The tenants and partners of the New Orleans BioInnovation Center (NOBIC) form an extraordinarily complex Venn diagram.

Entrepreneurship, science, innovation, technology, academia, commercialization and economic development all meet at NOBIC, a business incubator in downtown New Orleans. Despite the complexity, the pieces that make up NOBIC have one shared interest: improving public health through biotechnology. And since opening in 2012, NOBIC has created more than 300 new companies and over 700 high-wage jobs aimed at fulfilling this mission.

NOBIC success stories often lay their foundations at local universities. The center has close relationships with LSU, UNO, Tulane and Xavier. Once projects get off the ground, NOBIC’s role is both a physical space for research and a source for commercialization tools.

NOBIC houses state-of-the-art labs where advances in biotechnology continuously happen. On the other hand, there are teams that can assist with company planning, legal advice, market research and other resources critical to company success. Imagine a lab tech bumping into an accountant on the elevator, that’s NOBIC.

One particular company at NOBIC that has spread its wings in recent years is AxoSim. Since its founding by Tulane students in 2014, the once fledgling preclinical pharmaceutical research group has been awarded over $4.2M in federal grant funding. In November 2020, AxoSim became the first company in the Benson Capital Partners portfolio.

From their home base at NOBIC, AxoSim is transforming biopharmaceuticals with its Nerve-on-a-Chip platform. This technology takes nerve and brain cells from stem cells and puts them on microchips to test pharmaceutical therapies in a preclinical setting. Nerve-on-a-Chip is aiding in the development of safer and more effective cures while also saving millions of dollars and years of research and development time.

For startups like AxioSim, initial funding doesn’t come easy. That’s where NOBIC’s business support arm, the New Orleans BioFund, kicks in.

The BioFund program helps growth-minded small businesses access capital when they may not qualify for traditional financing options. Founded a year after NOBIC in 2012, BioFund sponsored companies, including AxoSim, have created or retained over 400 full-time positions.
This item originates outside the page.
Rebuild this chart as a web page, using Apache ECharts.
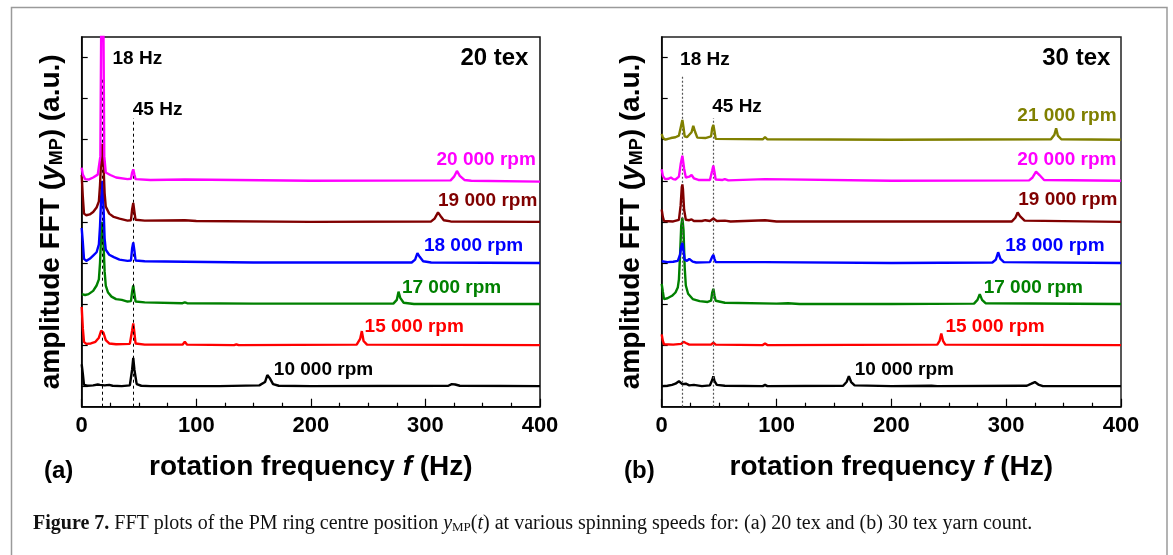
<!DOCTYPE html>
<html>
<head>
<meta charset="utf-8">
<script src="https://cdn.jsdelivr.net/npm/echarts@6/dist/echarts.min.js"></script>
<style>
  html, body { margin: 0; padding: 0; background: #fff; }
  #chart { width: 1173px; height: 555px; }
</style>
</head>
<body>
<div id="chart"></div>
<script>
// spinning speeds, bottom trace first
const speedsA = ["10 000 rpm", "15 000 rpm", "17 000 rpm", "18 000 rpm", "19 000 rpm", "20 000 rpm"];
const speedsB = ["10 000 rpm", "15 000 rpm", "17 000 rpm", "18 000 rpm", "19 000 rpm", "20 000 rpm", "21 000 rpm"];
const colorsB = ["#000000", "#ff0000", "#008000", "#0000ff", "#800000", "#ff00ff", "#808000"];
const refFreqs = [18, 45];   // Hz, dotted guides
const xTicks = [0, 100, 200, 300, 400];

// FFT amplitude (a.u.) vs frequency (Hz); [Hz, amplitude]
// (a) 20 tex
const a10k = [[0,0.53],[1,0.3],[2,0.03],[5,0.01],[10,0.02],[14,0.04],[16,0.03],[20,0.02],[24,0.03],[27,0.01],[35,0],[42,0.02],[44,0.4],[45,0.69],[46,0.4],[48,0.05],[52,0.01],[60,0],[89,0],[90,0.04],[91,0],[120,0],[155,0.02],[160,0.1],[162,0.27],[164,0.2],[167,0.05],[172,0.01],[200,0],[320,0.01],[323,0.05],[324,0.08],[326,0.04],[330,0.01],[400,0]];
const a15k = [[0,0.93],[1,0.4],[2,0.08],[4,0.03],[8,0.04],[12,0.08],[15,0.18],[17,0.35],[18,0.38],[19,0.3],[21,0.12],[24,0.04],[30,0.02],[42,0.03],[44,0.35],[45,0.53],[46,0.3],[47,0.04],[55,0.01],[88,0.01],[90,0.08],[92,0.01],[133,0],[135,0.02],[137,0],[240,0.01],[243,0.15],[244.5,0.34],[246,0.1],[249,0.01],[400,0]];
const a17k = [[0,0.24],[3,0.22],[6,0.24],[10,0.32],[13,0.45],[15,0.6],[16,1.0],[17,1.7],[18,2.0],[19,1.5],[20,0.8],[21,0.45],[23,0.28],[26,0.18],[30,0.12],[35,0.1],[40,0.06],[43,0.07],[44,0.3],[45,0.45],[46,0.25],[47,0.06],[55,0.04],[88,0.02],[90,0.04],[92,0.02],[150,0.01],[272,0.01],[275,0.1],[276.5,0.3],[278,0.15],[281,0.03],[290,0],[400,0]];
const a18k = [[0,0.85],[1,0.5],[2,0.1],[4,0.05],[7,0.1],[10,0.18],[13,0.26],[15,0.45],[16,0.9],[17,1.6],[18,2.0],[19,1.4],[20,0.6],[21,0.32],[24,0.2],[28,0.14],[33,0.08],[40,0.05],[43,0.06],[44,0.35],[45,0.5],[46,0.3],[47,0.06],[55,0.04],[90,0.03],[150,0.01],[288,0.01],[291,0.08],[293,0.24],[295,0.15],[298,0.04],[305,0.01],[400,0]];
const a19k = [[0,1.14],[1,0.6],[2,0.2],[4,0.16],[7,0.18],[10,0.24],[13,0.35],[15,0.5],[16,0.9],[17,1.5],[18,1.9],[19,1.4],[20,0.7],[21,0.37],[24,0.2],[28,0.12],[33,0.08],[40,0.03],[43,0.04],[44,0.3],[45,0.46],[46,0.25],[47,0.05],[55,0.03],[90,0.04],[100,0.02],[200,0],[305,0.01],[308,0.08],[311,0.23],[313,0.15],[316,0.04],[322,0.01],[400,0]];
const a20k = [[0,0.32],[1,0.15],[3,0.04],[6,0.03],[10,0.08],[14,0.15],[16.3,0.6],[17.2,4.5],[18,6],[18.8,4.5],[19.7,0.6],[21,0.2],[25,0.14],[30,0.08],[40,0.04],[43,0.05],[44,0.2],[45,0.28],[46,0.15],[47,0.04],[60,0.02],[90,0.03],[200,0],[322,0.01],[325,0.1],[327.5,0.24],[330,0.12],[334,0.02],[340,0],[400,-0.02]];
// (b) 30 tex
const b10k = [[0,0],[5,0.01],[9,0.03],[12,0.06],[15,0.12],[16.5,0.1],[18,0.05],[21,0.06],[24,0.02],[28,0.03],[35,0],[42,0.02],[44,0.15],[45,0.24],[46,0.12],[48,0.03],[55,0.01],[88,0],[90,0.03],[92,0],[158,0.01],[161,0.1],[163,0.24],[165,0.1],[168,0.02],[200,0],[235,0.01],[240,0],[318,0.01],[322,0.06],[325,0.1],[328,0.04],[332,0],[400,0]];
const b15k = [[0,0.26],[1,0.1],[2,0.02],[10,0.01],[17,0.03],[19,0.08],[20,0.1],[21,0.05],[24,0.01],[43,0.01],[45,0.06],[47,0.01],[88,0],[90,0.04],[92,0],[240,0.01],[242,0.1],[243.5,0.28],[245,0.1],[247,0.01],[400,0]];
const b17k = [[0,0.49],[1,0.3],[2,0.12],[5,0.14],[9,0.2],[12,0.28],[14,0.4],[15,0.6],[16,1.2],[17,1.9],[18,2.1],[19,1.8],[20,0.9],[21,0.45],[23,0.25],[27,0.12],[33,0.07],[40,0.05],[43,0.08],[44,0.28],[45,0.37],[46,0.2],[47,0.08],[55,0.03],[100,0.01],[110,0.02],[120,0],[200,0],[272,0.01],[275,0.1],[277,0.24],[279,0.1],[282,0.02],[400,0]];
const b18k = [[0,0.04],[5,0.02],[10,0.03],[14,0.05],[16,0.2],[17,0.4],[18,0.49],[19,0.3],[20,0.08],[22,0.05],[24,0.1],[25,0.1],[27,0.03],[30,0.01],[42,0.02],[44,0.15],[45,0.2],[46,0.1],[47,0.02],[90,0.02],[200,0],[288,0.01],[291,0.08],[293,0.26],[295,0.1],[298,0.02],[400,0]];
const b19k = [[0,0.3],[1,0.12],[2,0.02],[10,0.01],[15,0.05],[16.5,0.4],[17.5,0.85],[18,0.91],[18.5,0.8],[19.5,0.3],[21,0.05],[24,0.04],[26,0.06],[28,0.02],[35,0.02],[38,0.04],[42,0.02],[45,0.08],[48,0.02],[55,0.03],[60,0.01],[90,0.04],[100,0.01],[305,0.01],[308,0.1],[310,0.23],[312,0.14],[316,0.03],[400,0]];
const b20k = [[0,0.28],[1,0.12],[3,0.04],[6,0.05],[8,0.08],[10,0.04],[12,0.03],[15,0.1],[16.5,0.4],[18,0.61],[19.5,0.3],[21,0.08],[24,0.1],[26,0.14],[28,0.06],[32,0.02],[42,0.02],[44,0.25],[45,0.37],[46,0.2],[47,0.03],[53,0.02],[55,0.04],[58,0.01],[90,0.04],[200,0],[320,0.01],[323,0.08],[326,0.22],[329,0.14],[333,0.02],[400,0]];
const b21k = [[0,0.14],[1,0.05],[3,0],[8,0.04],[12,0.06],[15,0.1],[17,0.35],[18,0.48],[19,0.3],[20,0.08],[22,0.06],[26,0.18],[27.5,0.34],[29,0.2],[31,0.05],[38,0.04],[43,0.08],[44,0.28],[45,0.36],[46,0.2],[47,0.02],[88,0.01],[90,0.06],[92,0.01],[200,0],[339,0.01],[342,0.12],[343.5,0.28],[345,0.1],[348,0.01],[400,0]];

const spectraA = [a10k, a15k, a17k, a18k, a19k, a20k];
const spectraB = [b10k, b15k, b17k, b18k, b19k, b20k, b21k];

const FONT = "'Liberation Sans', Arial, Helvetica, sans-serif";
const SERIF = "'Liberation Serif', 'DejaVu Serif', serif";
const chart = echarts.init(document.getElementById("chart"));

// where each rpm label sits (Hz of left edge, axis units of middle)
const notePosA = [[167.7,0.91],[246.9,1.95],[279.5,2.9],[298.7,3.91],[311,5.01],[309.7,6.02]];
const notePosB = [[168.1,0.91],[247.1,1.95],[280.4,2.9],[299.2,3.91],[310.5,5.03],[309.6,6.02],[309.7,7.08]];

function boldLabel(txt, color, size, pos) {
  return {
    show: true, position: pos || "right", distance: 0,
    formatter: txt, color: color, fontSize: size,
    fontWeight: "bold", fontFamily: FONT
  };
}

function buildSeries(spectra, speeds, notes, panel, extra) {
  return spectra.map((pts, k) => {
    let s = {
      type: "line",
      xAxisIndex: panel,
      yAxisIndex: panel,
      showSymbol: false,
      clip: true,
      z: 2 + k,
      lineStyle: { color: colorsB[k], width: 2.4 },
      itemStyle: { color: colorsB[k] },
      data: pts.map(p => [p[0], p[1] + 0.5 + k]), // stacked traces
      markPoint: {
        symbol: "circle", symbolSize: 0, silent: true,
        itemStyle: { color: "transparent" },
        data: [{ coord: notes[k], label: boldLabel(speeds[k], colorsB[k], 19) }]
      }
    };
    if (k === 0) {
      s.markLine = extra.line;
      s.markPoint.data = s.markPoint.data.concat(extra.points);
    }
    return s;
  });
}

const guideA = {
  line: {
    silent: true, symbol: ["none", "none"], animation: false,
    label: { show: false },
    lineStyle: { type: [3, 3], color: "#000", width: 1 },
    data: [[{ coord: [refFreqs[0], 0] }, { coord: [refFreqs[0], 8.03] }],
           [{ coord: [refFreqs[1], 0] }, { coord: [refFreqs[1], 7.02] }]]
  },
  points: [
    { coord: [26.9, 8.46], label: boldLabel(refFreqs[0] + " Hz", "#000", 19) },
    { coord: [44.6, 7.22], label: boldLabel(refFreqs[1] + " Hz", "#000", 19) },
    { coord: [389.9, 8.48], label: boldLabel("20 tex", "#000", 24, "left") }
  ]
};
const guideB = {
  line: {
    silent: true, symbol: ["none", "none"], animation: false,
    label: { show: false },
    lineStyle: { type: [2, 2], color: "#555", width: 1.2 },
    data: [[{ coord: [refFreqs[0], 0] }, { coord: [refFreqs[0], 8.03] }],
           [{ coord: [refFreqs[1], 0] }, { coord: [refFreqs[1], 7.02] }]]
  },
  points: [
    { coord: [16, 8.44], label: boldLabel(refFreqs[0] + " Hz", "#000", 19) },
    { coord: [44, 7.3], label: boldLabel(refFreqs[1] + " Hz", "#000", 19) },
    { coord: [390.7, 8.48], label: boldLabel("30 tex", "#000", 24, "left") }
  ]
};

const nameRich = {
  n: { fontSize: 28, fontWeight: "bold", fontFamily: FONT, color: "#000" },
  i: { fontSize: 28, fontWeight: "bold", fontStyle: "italic", fontFamily: FONT, color: "#000" },
  s: { fontSize: 18, fontWeight: "bold", fontFamily: FONT, color: "#000", verticalAlign: "bottom" }
};

function xAxisFor(panel) {
  return {
    type: "value", gridIndex: panel, min: 0, max: 400, interval: 100,
    axisLine: { show: true, lineStyle: { color: "#000", width: 1.5 } },
    axisTick: { show: true, inside: true, length: 8, lineStyle: { color: "#000", width: 1.2 } },
    minorTick: { show: true, splitNumber: 4, length: 4, lineStyle: { color: "#000", width: 1.2 } },
    splitLine: { show: false },
    axisLabel: {
      color: "#000", fontSize: 22, fontWeight: "bold", fontFamily: FONT, margin: 8,
      formatter: v => (xTicks.indexOf(v) >= 0 ? String(v) : "")
    },
    name: "{n|rotation frequency }{i|f}{n| (Hz)}",
    nameLocation: "middle", nameGap: 47,
    nameTextStyle: { rich: nameRich }
  };
}

function yAxisFor(panel) {
  return {
    type: "value", gridIndex: panel, min: 0, max: 9,
    axisLine: { show: true, lineStyle: { color: "#000", width: 1.5 } },
    axisTick: {
      show: true, inside: true, length: 6,
      customValues: [0.5, 1.5, 2.5, 3.5, 4.5, 5.5, 6.5, 7.5, 8.5],
      lineStyle: { color: "#000", width: 1.2 }
    },
    axisLabel: { show: false },
    splitLine: { show: false },
    name: "{n|amplitude FFT (}{i|y}{s|MP}{n|) (a.u.)}",
    nameLocation: "middle", nameRotate: 90, nameGap: 16,
    nameTextStyle: { rich: nameRich }
  };
}

const option = {
  backgroundColor: "#fff",
  animation: false,
  grid: [
    { left: 81.7, top: 37, width: 458.3, height: 369.7, show: true, borderColor: "#111", borderWidth: 1.5 },
    { left: 661.7, top: 37, width: 459.3, height: 369.7, show: true, borderColor: "#222", borderWidth: 1.5 }
  ],
  xAxis: [xAxisFor(0), xAxisFor(1)],
  yAxis: [yAxisFor(0), yAxisFor(1)],
  series: buildSeries(spectraA, speedsA, notePosA, 0, guideA)
    .concat(buildSeries(spectraB, speedsB, notePosB, 1, guideB)),
  graphic: [
    {
      type: "rect", silent: true, z: 0,
      shape: { x: 11.5, y: 7.5, width: 1155.5, height: 570 },
      style: { fill: "none", stroke: "#9a9a9a", lineWidth: 1.5 }
    },
    {
      type: "text", left: 44, top: 459,
      style: { text: "(a)", fill: "#000", font: "bold 24px " + FONT }
    },
    {
      type: "text", left: 624, top: 459,
      style: { text: "(b)", fill: "#000", font: "bold 24px " + FONT }
    },
    {
      type: "text", left: 33, top: 514,
      style: {
        text: "{b|Figure 7.} FFT plots of the PM ring centre position {i|y}{s|MP}({i|t}) at various spinning speeds for: (a) 20 tex and (b) 30 tex yarn count.",
        fill: "#111",
        font: "20px " + SERIF,
        rich: {
          b: { fontWeight: "bold", fontSize: 20, fontFamily: SERIF, fill: "#111" },
          i: { fontStyle: "italic", fontSize: 20, fontFamily: SERIF, fill: "#111" },
          s: { fontSize: 13, fontFamily: SERIF, fill: "#111", verticalAlign: "bottom" }
        }
      }
    }
  ]
};

chart.setOption(option);
</script>
</body>
</html>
Fluence Analytics, another venture out of Tulane, recently received a Series A round of funding from the BioFund. The company’s proprietary analytical tools deliver real-time monitoring and control of polymer reactions. Polymer and biopharmaceutical manufacturers use the resulting data for faster research and development, greater yields, improved product quality and reduced cycle times.  The company was founded in 2013 to commercialize the technologies developed at Tulane.

The automated predictive control software and analytics used by Fluence Analytics was developed with support from Louisiana Economic Development.

Inside NOBIC’s 66,000 square feet LEED Gold-certified building, more success stories like AxoSim and Fluence Analytics are brewing. Funding certainly helps and NOBIC got a recent boost from the U.S. Economic Development Administration to aid its mission. In September 2020, the center received $1.5 million from the USEDA which NOBIC anticipates will create or retain 650 jobs while also attracting $75 million in private capital. Funding like this ensures that premium facilities like NOBIC continue to lead in the global biotechnology market.